::: Entries shown

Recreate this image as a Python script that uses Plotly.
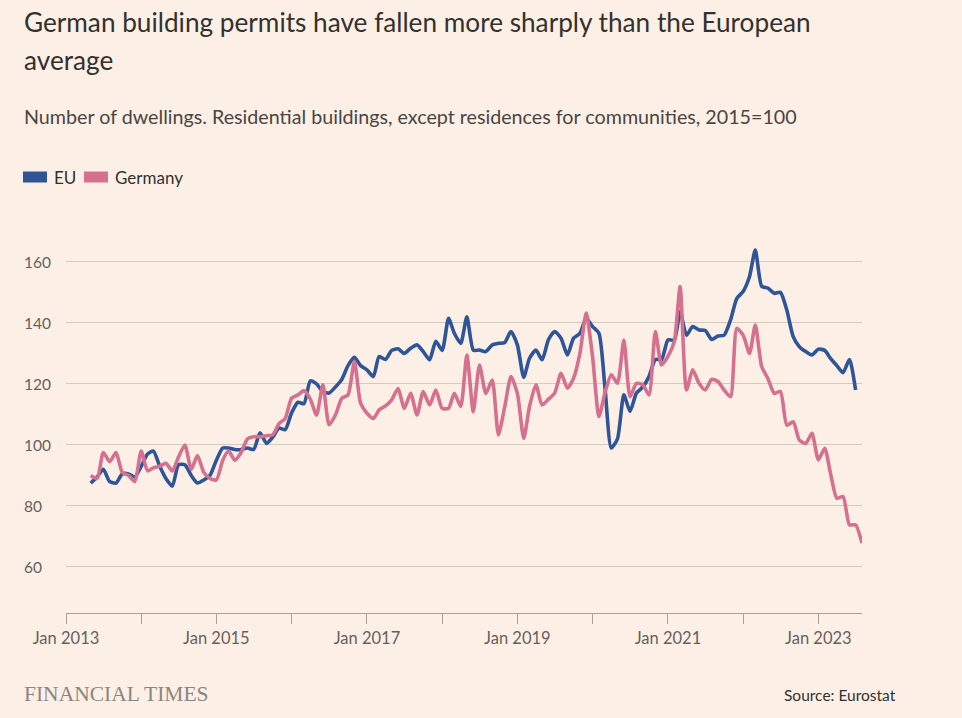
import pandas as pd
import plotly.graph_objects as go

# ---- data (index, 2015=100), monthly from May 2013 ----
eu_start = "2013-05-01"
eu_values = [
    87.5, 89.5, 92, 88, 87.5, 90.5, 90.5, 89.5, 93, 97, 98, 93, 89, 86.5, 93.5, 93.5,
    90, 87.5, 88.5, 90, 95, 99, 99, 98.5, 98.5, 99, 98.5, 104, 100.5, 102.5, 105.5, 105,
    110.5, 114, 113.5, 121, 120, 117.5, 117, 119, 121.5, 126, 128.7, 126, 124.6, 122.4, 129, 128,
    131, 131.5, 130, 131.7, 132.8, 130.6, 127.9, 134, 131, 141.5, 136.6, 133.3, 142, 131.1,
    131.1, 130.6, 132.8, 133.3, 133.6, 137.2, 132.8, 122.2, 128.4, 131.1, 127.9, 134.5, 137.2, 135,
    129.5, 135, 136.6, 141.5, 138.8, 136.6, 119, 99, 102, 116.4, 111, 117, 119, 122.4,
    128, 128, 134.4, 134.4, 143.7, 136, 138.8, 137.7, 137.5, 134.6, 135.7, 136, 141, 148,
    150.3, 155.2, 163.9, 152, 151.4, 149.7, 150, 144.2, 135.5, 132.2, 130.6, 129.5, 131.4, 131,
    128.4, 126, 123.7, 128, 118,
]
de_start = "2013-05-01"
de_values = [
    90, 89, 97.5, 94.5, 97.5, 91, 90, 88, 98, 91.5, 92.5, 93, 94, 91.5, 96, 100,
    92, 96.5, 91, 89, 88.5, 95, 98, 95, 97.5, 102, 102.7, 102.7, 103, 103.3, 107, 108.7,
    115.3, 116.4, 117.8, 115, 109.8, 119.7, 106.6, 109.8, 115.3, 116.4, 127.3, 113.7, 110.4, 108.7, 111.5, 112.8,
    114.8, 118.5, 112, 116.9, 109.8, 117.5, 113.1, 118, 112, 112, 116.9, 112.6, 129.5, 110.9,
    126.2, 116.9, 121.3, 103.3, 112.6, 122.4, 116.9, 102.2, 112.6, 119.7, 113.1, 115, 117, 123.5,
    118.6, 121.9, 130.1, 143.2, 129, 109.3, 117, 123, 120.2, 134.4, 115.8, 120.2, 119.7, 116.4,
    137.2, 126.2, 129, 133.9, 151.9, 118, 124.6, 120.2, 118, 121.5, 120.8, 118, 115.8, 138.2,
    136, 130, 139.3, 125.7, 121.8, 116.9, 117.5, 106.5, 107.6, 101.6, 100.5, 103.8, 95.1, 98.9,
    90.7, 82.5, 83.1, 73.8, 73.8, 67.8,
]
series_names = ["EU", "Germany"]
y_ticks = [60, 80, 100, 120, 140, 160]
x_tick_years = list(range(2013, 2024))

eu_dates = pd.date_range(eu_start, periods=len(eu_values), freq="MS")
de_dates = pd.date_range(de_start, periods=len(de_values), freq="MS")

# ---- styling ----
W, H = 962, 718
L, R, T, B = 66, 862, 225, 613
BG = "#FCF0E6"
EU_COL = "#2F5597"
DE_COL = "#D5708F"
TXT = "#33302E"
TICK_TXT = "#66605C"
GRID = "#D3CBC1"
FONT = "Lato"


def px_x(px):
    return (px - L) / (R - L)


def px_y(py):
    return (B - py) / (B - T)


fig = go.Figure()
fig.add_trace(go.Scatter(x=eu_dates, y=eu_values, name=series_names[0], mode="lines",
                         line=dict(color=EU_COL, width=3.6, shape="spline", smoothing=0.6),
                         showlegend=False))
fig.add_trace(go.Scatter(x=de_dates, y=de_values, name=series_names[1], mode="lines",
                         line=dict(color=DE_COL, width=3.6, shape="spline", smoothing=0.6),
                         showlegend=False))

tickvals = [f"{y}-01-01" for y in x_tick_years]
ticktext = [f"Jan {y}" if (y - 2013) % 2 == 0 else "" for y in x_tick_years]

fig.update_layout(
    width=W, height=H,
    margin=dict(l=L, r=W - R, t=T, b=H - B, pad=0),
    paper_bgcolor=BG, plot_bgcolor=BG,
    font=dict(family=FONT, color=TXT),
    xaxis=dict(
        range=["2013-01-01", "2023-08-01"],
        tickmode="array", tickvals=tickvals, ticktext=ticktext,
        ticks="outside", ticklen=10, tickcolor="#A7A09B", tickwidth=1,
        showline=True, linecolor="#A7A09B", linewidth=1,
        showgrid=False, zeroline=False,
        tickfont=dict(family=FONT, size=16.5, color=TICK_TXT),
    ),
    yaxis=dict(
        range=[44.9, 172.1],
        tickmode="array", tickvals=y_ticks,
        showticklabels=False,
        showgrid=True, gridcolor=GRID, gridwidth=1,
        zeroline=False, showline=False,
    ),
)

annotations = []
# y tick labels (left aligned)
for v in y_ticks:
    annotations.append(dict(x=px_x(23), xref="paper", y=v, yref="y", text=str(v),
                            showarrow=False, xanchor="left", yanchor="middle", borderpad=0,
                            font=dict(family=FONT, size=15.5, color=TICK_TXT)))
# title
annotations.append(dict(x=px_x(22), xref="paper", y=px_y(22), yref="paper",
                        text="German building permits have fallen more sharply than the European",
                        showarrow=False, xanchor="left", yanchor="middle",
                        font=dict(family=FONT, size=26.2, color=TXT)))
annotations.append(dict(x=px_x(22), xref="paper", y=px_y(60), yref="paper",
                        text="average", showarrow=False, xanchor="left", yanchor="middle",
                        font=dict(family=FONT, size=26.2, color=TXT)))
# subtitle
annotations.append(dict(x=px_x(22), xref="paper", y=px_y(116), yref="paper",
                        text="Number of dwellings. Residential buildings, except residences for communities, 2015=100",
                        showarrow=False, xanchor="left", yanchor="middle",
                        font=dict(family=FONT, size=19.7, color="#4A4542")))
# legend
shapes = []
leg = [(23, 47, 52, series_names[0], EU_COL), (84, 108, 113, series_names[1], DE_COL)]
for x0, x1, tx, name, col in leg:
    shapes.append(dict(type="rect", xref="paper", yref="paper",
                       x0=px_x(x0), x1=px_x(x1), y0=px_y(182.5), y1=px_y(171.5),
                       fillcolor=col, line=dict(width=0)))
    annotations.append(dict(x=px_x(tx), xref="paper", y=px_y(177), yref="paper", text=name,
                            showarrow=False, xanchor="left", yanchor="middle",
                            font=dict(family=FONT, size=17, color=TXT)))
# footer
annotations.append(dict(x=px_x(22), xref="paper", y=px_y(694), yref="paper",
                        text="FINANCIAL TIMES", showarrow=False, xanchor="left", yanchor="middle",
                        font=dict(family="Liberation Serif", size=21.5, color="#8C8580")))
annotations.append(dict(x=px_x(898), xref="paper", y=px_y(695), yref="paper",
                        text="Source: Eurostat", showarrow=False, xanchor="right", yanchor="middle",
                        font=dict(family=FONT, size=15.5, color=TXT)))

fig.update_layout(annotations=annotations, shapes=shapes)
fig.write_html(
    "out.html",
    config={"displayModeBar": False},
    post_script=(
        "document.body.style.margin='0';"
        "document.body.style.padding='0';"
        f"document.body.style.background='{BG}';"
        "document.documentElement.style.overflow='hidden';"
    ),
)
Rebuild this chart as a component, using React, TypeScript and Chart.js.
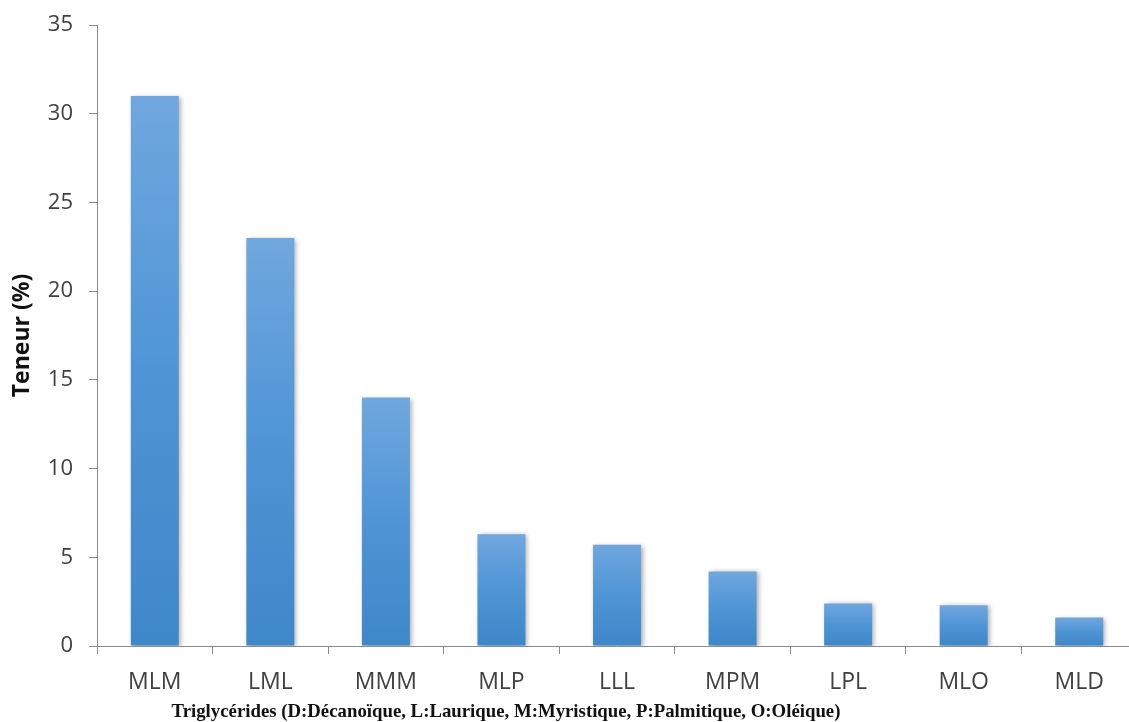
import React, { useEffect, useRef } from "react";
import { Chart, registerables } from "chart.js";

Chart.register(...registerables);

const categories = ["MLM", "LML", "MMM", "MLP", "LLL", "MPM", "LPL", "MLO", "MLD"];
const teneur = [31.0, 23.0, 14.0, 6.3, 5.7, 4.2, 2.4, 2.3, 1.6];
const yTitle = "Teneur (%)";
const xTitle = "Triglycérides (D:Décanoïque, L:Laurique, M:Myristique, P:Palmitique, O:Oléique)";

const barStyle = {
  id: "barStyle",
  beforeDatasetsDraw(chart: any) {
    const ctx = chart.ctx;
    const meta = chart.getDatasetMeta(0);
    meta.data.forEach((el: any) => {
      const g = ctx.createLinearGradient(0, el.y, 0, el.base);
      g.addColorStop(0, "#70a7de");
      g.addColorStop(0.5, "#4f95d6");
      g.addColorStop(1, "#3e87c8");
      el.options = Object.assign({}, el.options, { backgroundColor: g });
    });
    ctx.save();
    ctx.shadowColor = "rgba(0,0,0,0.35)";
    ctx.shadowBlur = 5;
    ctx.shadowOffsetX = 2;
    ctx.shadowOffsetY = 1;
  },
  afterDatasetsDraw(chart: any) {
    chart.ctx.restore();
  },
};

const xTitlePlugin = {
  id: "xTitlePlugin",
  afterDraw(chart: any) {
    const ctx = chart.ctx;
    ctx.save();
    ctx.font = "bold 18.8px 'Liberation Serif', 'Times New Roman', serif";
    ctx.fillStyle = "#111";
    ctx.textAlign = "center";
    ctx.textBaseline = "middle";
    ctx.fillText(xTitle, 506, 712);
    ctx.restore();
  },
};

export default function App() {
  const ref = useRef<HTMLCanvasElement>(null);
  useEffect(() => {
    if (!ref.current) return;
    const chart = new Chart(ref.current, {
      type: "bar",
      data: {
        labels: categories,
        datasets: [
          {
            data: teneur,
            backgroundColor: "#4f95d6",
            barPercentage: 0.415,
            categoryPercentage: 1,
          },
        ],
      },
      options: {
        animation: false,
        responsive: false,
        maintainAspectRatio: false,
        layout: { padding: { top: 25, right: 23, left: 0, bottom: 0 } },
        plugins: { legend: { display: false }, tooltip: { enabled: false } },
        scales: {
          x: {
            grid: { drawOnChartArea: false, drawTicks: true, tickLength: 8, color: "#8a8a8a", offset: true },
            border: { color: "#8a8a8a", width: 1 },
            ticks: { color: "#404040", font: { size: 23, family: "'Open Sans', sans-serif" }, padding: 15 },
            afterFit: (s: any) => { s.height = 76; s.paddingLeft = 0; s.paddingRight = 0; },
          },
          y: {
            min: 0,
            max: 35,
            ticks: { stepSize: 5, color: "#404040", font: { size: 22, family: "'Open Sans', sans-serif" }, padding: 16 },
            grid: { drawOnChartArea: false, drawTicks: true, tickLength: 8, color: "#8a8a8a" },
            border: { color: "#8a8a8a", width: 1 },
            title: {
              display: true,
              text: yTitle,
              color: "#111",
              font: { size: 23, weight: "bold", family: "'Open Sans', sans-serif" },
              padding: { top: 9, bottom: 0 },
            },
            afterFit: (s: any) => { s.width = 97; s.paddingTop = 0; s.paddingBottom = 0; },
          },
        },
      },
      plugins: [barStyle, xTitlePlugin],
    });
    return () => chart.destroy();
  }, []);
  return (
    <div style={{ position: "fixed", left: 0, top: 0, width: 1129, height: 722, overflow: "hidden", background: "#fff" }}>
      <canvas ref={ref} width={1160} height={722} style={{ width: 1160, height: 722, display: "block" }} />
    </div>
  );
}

::::::

** What to do **
Take each line of the material that contains the word "React" and list it.

** The completed task **
Rebuild this chart as a component, using React, TypeScript and Chart.js.
import React, { useEffect, useRef } from "react";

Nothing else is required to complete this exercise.